◆ YOUR GOAL ◆
The records underneath are to be repeated exactly, with the pictures left out.

◆ Dataset records ◆

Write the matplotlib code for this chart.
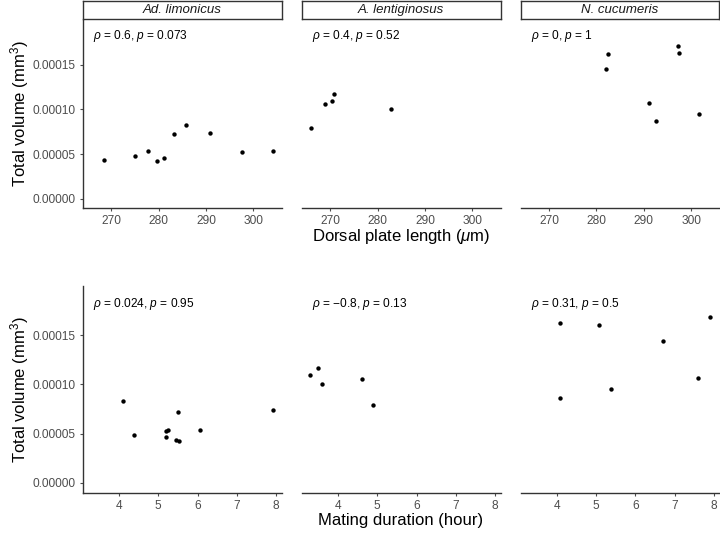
import matplotlib
matplotlib.use("Agg")
import matplotlib.pyplot as plt

plt.rcParams["font.family"] = ["Liberation Sans", "DejaVu Sans"]
plt.rcParams["mathtext.fontset"] = "custom"
plt.rcParams["mathtext.rm"] = "Liberation Sans"
plt.rcParams["mathtext.it"] = "Liberation Sans:italic"

species = ["Ad. limonicus", "A. lentiginosus", "N. cucumeris"]

# dorsal plate length (um) vs total volume (mm^3)
length_lim = [268.5, 275.0, 277.7, 279.7, 281.2, 283.2, 285.9, 290.8, 297.6, 304.1]
vol_len_lim = [4.30e-5, 4.80e-5, 5.32e-5, 4.19e-5, 4.57e-5, 7.21e-5, 8.26e-5, 7.35e-5, 5.20e-5, 5.32e-5]
length_len = [265.9, 268.9, 270.4, 270.8, 282.9]
vol_len_len = [7.96e-5, 1.06e-4, 1.097e-4, 1.17e-4, 1.003e-4]
length_cuc = [282.5, 282.0, 297.3, 297.4, 291.2, 292.5, 301.6]
vol_len_cuc = [1.622e-4, 1.456e-4, 1.708e-4, 1.633e-4, 1.071e-4, 8.68e-5, 9.50e-5]

# mating duration (hour) vs total volume
dur_lim = [4.11, 4.39, 5.21, 5.26, 5.21, 5.51, 5.45, 5.52, 6.07, 7.92]
vol_dur_lim = [8.27e-5, 4.88e-5, 5.24e-5, 5.38e-5, 4.68e-5, 7.23e-5, 4.38e-5, 4.30e-5, 5.34e-5, 7.36e-5]
dur_len = [3.29, 3.50, 3.59, 4.60, 4.90]
vol_dur_len = [1.093e-4, 1.166e-4, 1.002e-4, 1.058e-4, 7.96e-5]
dur_cuc = [4.09, 4.09, 5.08, 5.39, 6.70, 7.60, 7.90]
vol_dur_cuc = [1.620e-4, 8.67e-5, 1.607e-4, 9.52e-5, 1.446e-4, 1.069e-4, 1.690e-4]

cor_len = [r"$\rho$ = 0.6, $p$ = 0.073", r"$\rho$ = 0.4, $p$ = 0.52", r"$\rho$ = 0, $p$ = 1"]
cor_dur = [r"$\rho$ = 0.024, $p$ = 0.95", r"$\rho$ = $-$0.8, $p$ = 0.13", r"$\rho$ = 0.31, $p$ = 0.5"]

len_ticks = [270, 280, 290, 300]
dur_ticks = [4, 5, 6, 7, 8]
vol_ticks = [0, 5e-5, 1e-4, 1.5e-4]
vol_labels = ["0.00000", "0.00005", "0.00010", "0.00015"]

W, H = 720, 533
fig = plt.figure(figsize=(W / 100, H / 100), dpi=100)


def box(x0, y0, x1, y1):
    return [x0 / W, 1 - y1 / H, (x1 - x0) / W, (y1 - y0) / H]


cols = [(82.7, 281.7), (301.7, 500.7), (520.7, 719.5)]
rows = [
    dict(y=(20, 207.7), xs=[length_lim, length_len, length_cuc],
         ys=[vol_len_lim, vol_len_len, vol_len_cuc], xlim=(264.0, 306.0),
         ticks=len_ticks, cor=cor_len, strip=True,
         xlabel=r"Dorsal plate length ($\mu$m)", xlab_y=237),
    dict(y=(286, 492.7), xs=[dur_lim, dur_len, dur_cuc],
         ys=[vol_dur_lim, vol_dur_len, vol_dur_cuc], xlim=(3.075, 8.145),
         ticks=dur_ticks, cor=cor_dur, strip=False,
         xlabel="Mating duration (hour)", xlab_y=521),
]

grey = "#4D4D4D"
for r in rows:
    y0, y1 = r["y"]
    for i, (x0, x1) in enumerate(cols):
        ax = fig.add_axes(box(x0, y0, x1, y1))
        ax.scatter(r["xs"][i], r["ys"][i], s=10, color="black", linewidths=0, zorder=3)
        ax.set_xlim(*r["xlim"])
        ax.set_ylim(-1.0e-5, 2.0e-4)
        ax.set_xticks(r["ticks"])
        ax.set_yticks(vol_ticks)
        ax.set_yticklabels(vol_labels)
        for s in ["top", "right"]:
            ax.spines[s].set_visible(False)
        ax.spines["bottom"].set_color("#333333")
        ax.spines["left"].set_color("#333333")
        ax.spines["bottom"].set_linewidth(1.0)
        ax.spines["left"].set_linewidth(1.0)
        ax.tick_params(labelsize=8.6, colors=grey, length=2.5, width=0.8, pad=3)
        if i > 0:
            ax.spines["left"].set_visible(False)
            ax.tick_params(axis="y", left=False, labelleft=False)
        ax.text(0.053, 0.915, r["cor"][i], transform=ax.transAxes,
                ha="left", va="center", fontsize=8.6, color="black")
        if r["strip"]:
            sax = fig.add_axes(box(x0, 1, x1, 19))
            sax.set_xticks([])
            sax.set_yticks([])
            for s in sax.spines.values():
                s.set_color("#333333")
                s.set_linewidth(1.0)
            sax.text(0.5, 0.5, species[i], ha="center", va="center",
                     fontsize=9.5, style="italic", color="#1A1A1A")
    fig.text(401 / W, 1 - r["xlab_y"] / H, r["xlabel"], ha="center", va="center",
             fontsize=12)
    fig.text(20 / W, 1 - (y0 + y1) / 2 / H, r"Total volume (mm$^3$)", rotation=90,
             ha="center", va="center", fontsize=12)

fig.savefig("out.png", dpi=100)
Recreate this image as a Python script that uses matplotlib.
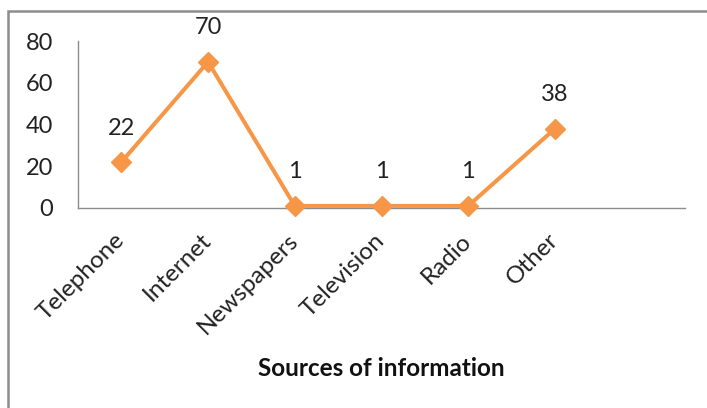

◆ TASK RESPONSE ◆
Write the matplotlib code for this chart.
import matplotlib
matplotlib.use("Agg")
import matplotlib.pyplot as plt

plt.rcParams["font.family"] = ["Liberation Sans", "DejaVu Sans"]
plt.rcParams["mathtext.fontset"] = "custom"
plt.rcParams["mathtext.rm"] = "Liberation Sans"
plt.rcParams["mathtext.it"] = "Liberation Sans:italic"

species = ["Ad. limonicus", "A. lentiginosus", "N. cucumeris"]

# dorsal plate length (um) vs total volume (mm^3)
length_lim = [268.5, 275.0, 277.7, 279.7, 281.2, 283.2, 285.9, 290.8, 297.6, 304.1]
vol_len_lim = [4.30e-5, 4.80e-5, 5.32e-5, 4.19e-5, 4.57e-5, 7.21e-5, 8.26e-5, 7.35e-5, 5.20e-5, 5.32e-5]
length_len = [265.9, 268.9, 270.4, 270.8, 282.9]
vol_len_len = [7.96e-5, 1.06e-4, 1.097e-4, 1.17e-4, 1.003e-4]
length_cuc = [282.5, 282.0, 297.3, 297.4, 291.2, 292.5, 301.6]
vol_len_cuc = [1.622e-4, 1.456e-4, 1.708e-4, 1.633e-4, 1.071e-4, 8.68e-5, 9.50e-5]

# mating duration (hour) vs total volume
dur_lim = [4.11, 4.39, 5.21, 5.26, 5.21, 5.51, 5.45, 5.52, 6.07, 7.92]
vol_dur_lim = [8.27e-5, 4.88e-5, 5.24e-5, 5.38e-5, 4.68e-5, 7.23e-5, 4.38e-5, 4.30e-5, 5.34e-5, 7.36e-5]
dur_len = [3.29, 3.50, 3.59, 4.60, 4.90]
vol_dur_len = [1.093e-4, 1.166e-4, 1.002e-4, 1.058e-4, 7.96e-5]
dur_cuc = [4.09, 4.09, 5.08, 5.39, 6.70, 7.60, 7.90]
vol_dur_cuc = [1.620e-4, 8.67e-5, 1.607e-4, 9.52e-5, 1.446e-4, 1.069e-4, 1.690e-4]

cor_len = [r"$\rho$ = 0.6, $p$ = 0.073", r"$\rho$ = 0.4, $p$ = 0.52", r"$\rho$ = 0, $p$ = 1"]
cor_dur = [r"$\rho$ = 0.024, $p$ = 0.95", r"$\rho$ = $-$0.8, $p$ = 0.13", r"$\rho$ = 0.31, $p$ = 0.5"]

len_ticks = [270, 280, 290, 300]
dur_ticks = [4, 5, 6, 7, 8]
vol_ticks = [0, 5e-5, 1e-4, 1.5e-4]
vol_labels = ["0.00000", "0.00005", "0.00010", "0.00015"]

W, H = 720, 533
fig = plt.figure(figsize=(W / 100, H / 100), dpi=100)


def box(x0, y0, x1, y1):
    return [x0 / W, 1 - y1 / H, (x1 - x0) / W, (y1 - y0) / H]


cols = [(82.7, 281.7), (301.7, 500.7), (520.7, 719.5)]
rows = [
    dict(y=(20, 207.7), xs=[length_lim, length_len, length_cuc],
         ys=[vol_len_lim, vol_len_len, vol_len_cuc], xlim=(264.0, 306.0),
         ticks=len_ticks, cor=cor_len, strip=True,
         xlabel=r"Dorsal plate length ($\mu$m)", xlab_y=237),
    dict(y=(286, 492.7), xs=[dur_lim, dur_len, dur_cuc],
         ys=[vol_dur_lim, vol_dur_len, vol_dur_cuc], xlim=(3.075, 8.145),
         ticks=dur_ticks, cor=cor_dur, strip=False,
         xlabel="Mating duration (hour)", xlab_y=521),
]

grey = "#4D4D4D"
for r in rows:
    y0, y1 = r["y"]
    for i, (x0, x1) in enumerate(cols):
        ax = fig.add_axes(box(x0, y0, x1, y1))
        ax.scatter(r["xs"][i], r["ys"][i], s=10, color="black", linewidths=0, zorder=3)
        ax.set_xlim(*r["xlim"])
        ax.set_ylim(-1.0e-5, 2.0e-4)
        ax.set_xticks(r["ticks"])
        ax.set_yticks(vol_ticks)
        ax.set_yticklabels(vol_labels)
        for s in ["top", "right"]:
            ax.spines[s].set_visible(False)
        ax.spines["bottom"].set_color("#333333")
        ax.spines["left"].set_color("#333333")
        ax.spines["bottom"].set_linewidth(1.0)
        ax.spines["left"].set_linewidth(1.0)
        ax.tick_params(labelsize=8.6, colors=grey, length=2.5, width=0.8, pad=3)
        if i > 0:
            ax.spines["left"].set_visible(False)
            ax.tick_params(axis="y", left=False, labelleft=False)
        ax.text(0.053, 0.915, r["cor"][i], transform=ax.transAxes,
                ha="left", va="center", fontsize=8.6, color="black")
        if r["strip"]:
            sax = fig.add_axes(box(x0, 1, x1, 19))
            sax.set_xticks([])
            sax.set_yticks([])
            for s in sax.spines.values():
                s.set_color("#333333")
                s.set_linewidth(1.0)
            sax.text(0.5, 0.5, species[i], ha="center", va="center",
                     fontsize=9.5, style="italic", color="#1A1A1A")
    fig.text(401 / W, 1 - r["xlab_y"] / H, r["xlabel"], ha="center", va="center",
             fontsize=12)
    fig.text(20 / W, 1 - (y0 + y1) / 2 / H, r"Total volume (mm$^3$)", rotation=90,
             ha="center", va="center", fontsize=12)

fig.savefig("out.png", dpi=100)
Recreate this image as a Python script that uses matplotlib.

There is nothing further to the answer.